We see good practices and bad practices that continue on.

And so I thought, let's look at this, and let's talk about this concept of what it looks like to build a culture, to look at that in the context of family, because that's the context that we see.

But I hope if you're here today and you're single, then you can realize this context within you as an individual, within your family, or that we can take God's principles and apply them to any culture, any setting, any circumstances where God has us.

So whether it be work, whether it be your neighborhood, whether it even be in church, we make sure that we're.

Building on a godly culture.

Want to ask you this something just to think about when you think of your home again, whether it's you as an individual, whether you're younger, whether you're more seasoned and experienced in years.

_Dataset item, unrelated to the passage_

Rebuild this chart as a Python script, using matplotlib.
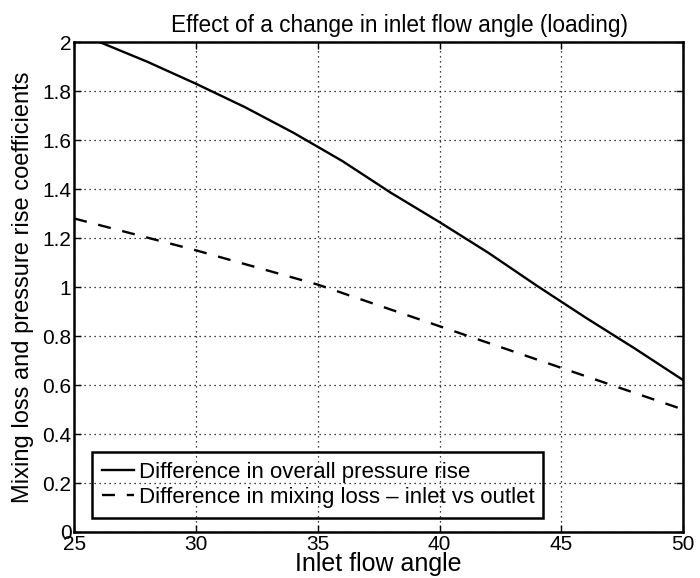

We're not going to use the word older.

Whether you're married with kids, married without kids, whether you're married with kids out of the house.

Whether you're married with kids out of the house with grandkids.

No grandkids, wherever you're at.

I want to ask you this question.

How would you describe the culture of your home?

When you look at what you're doing, what you're cultivating, what you're working toward, how would you describe the culture of your home?

Would you say that your culture is very laid back.

We take every day, day by day, every moment, moment by moment.

Or would you say it's very structured, very organized, very routined.

We have all this now, the Bradbury house.

We may have currently two spreadsheets on the refrigerator.

I would say that's kind of a laid back structure.

You may.

No, no.

That's a little extreme with what you're doing.

All right.

How would you describe your culture?

Would you say that generally you're people on the go, busy, busy, busy, busy, busy, and you love to be busy?

Or would you say that you're people who are relaxed?

Some people who love to say yes.

Some people who love to say no.

Are you savers?

Right.

Like everything.

Like money.

We need to save.

We need to save.

We need to save.

We need to save.

Is that your culture, or is your culture your spenders?

Spend, spend.

Are you readers?

Are you tv watchers?

Like, what is the culture that you're building within your home?

And there's lots of cultures that we build.

There's lots of cultures that within this.

Some are building a culture of academic pursuits.

Some are building a culture of sports.

Some are building a culture of busyness and efficiency.

Some are building a culture of laid back and relaxation.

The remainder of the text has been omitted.